Clothing and Materials

Clothing in 18th-century Madras reflected climate, caste, religion, occupation, wealth, and the town's role in the Coromandel textile trade. Cotton was the most common everyday fabric because it was breathable, washable, and locally familiar. Many men wore wrapped lower garments with upper cloths, turbans, caps, or work cloths according to community and task. Women's clothing varied by region, caste, religion, and status, but draped cotton garments, bodices in some communities, veils or head coverings, flowers, jewelry, and marriage markers all carried social meaning. Fine cottons, painted or dyed cloth, silk borders, gold thread, and carefully laundered garments signaled prosperity more than cut alone.

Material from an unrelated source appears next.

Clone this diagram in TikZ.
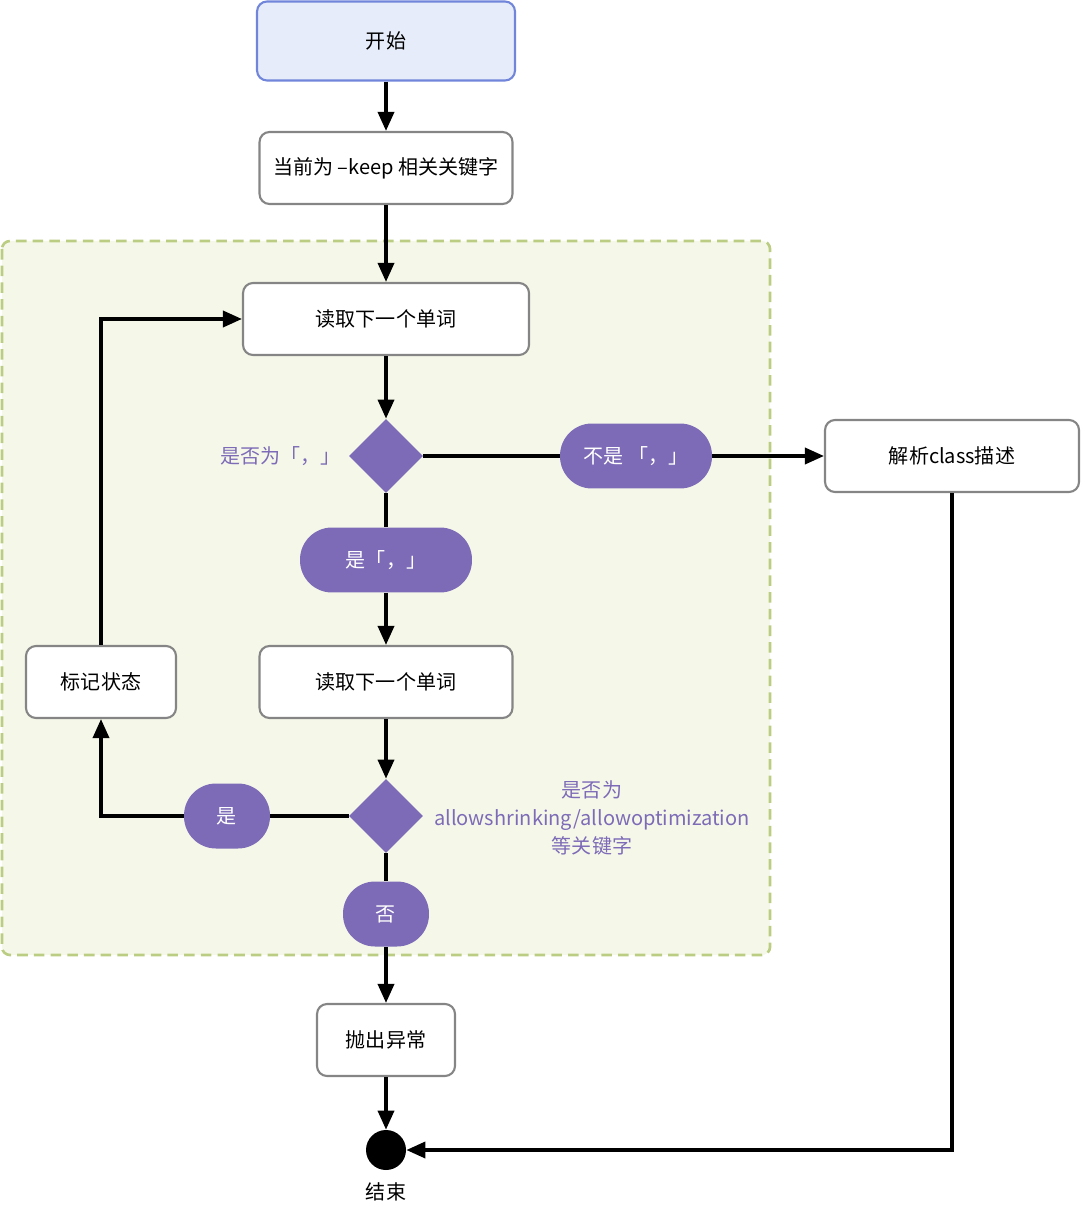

European residents used clothing to mark rank but adapted to heat through linen, light cotton, loose gowns, shirts, hats, and locally washed garments. Servants, boatmen, fishermen, weavers, washermen, sweepers, and market sellers needed durable clothing that could handle sweat, salt, mud, dye, and repeated washing. Textiles were valuable property. They were beaten, washed, dried, aired, folded, mended, re-dyed, pawned, gifted, reused for children, turned into bedding, or cut down for packing and cleaning cloth. In Madras, clothing was both personal identity and economic material: export good, wage item, devotional offering, household asset, and daily protection from heat and labor.

Daily life in 18th-century Madras rested on the ordinary work that made a company town livable: drawing water, cooking rice, copying accounts, washing cloth, carrying bales, rowing through surf, tending looms, sweeping compounds, bargaining in markets, and keeping roofs, records, and storage jars in order. Fort St. George and the East India Company gave the town one visible center, but Madras's everyday rhythm came from Indian neighborhoods, coastal labor, household economies, and the many communities whose routines linked the Coromandel Coast to the wider Indian Ocean world.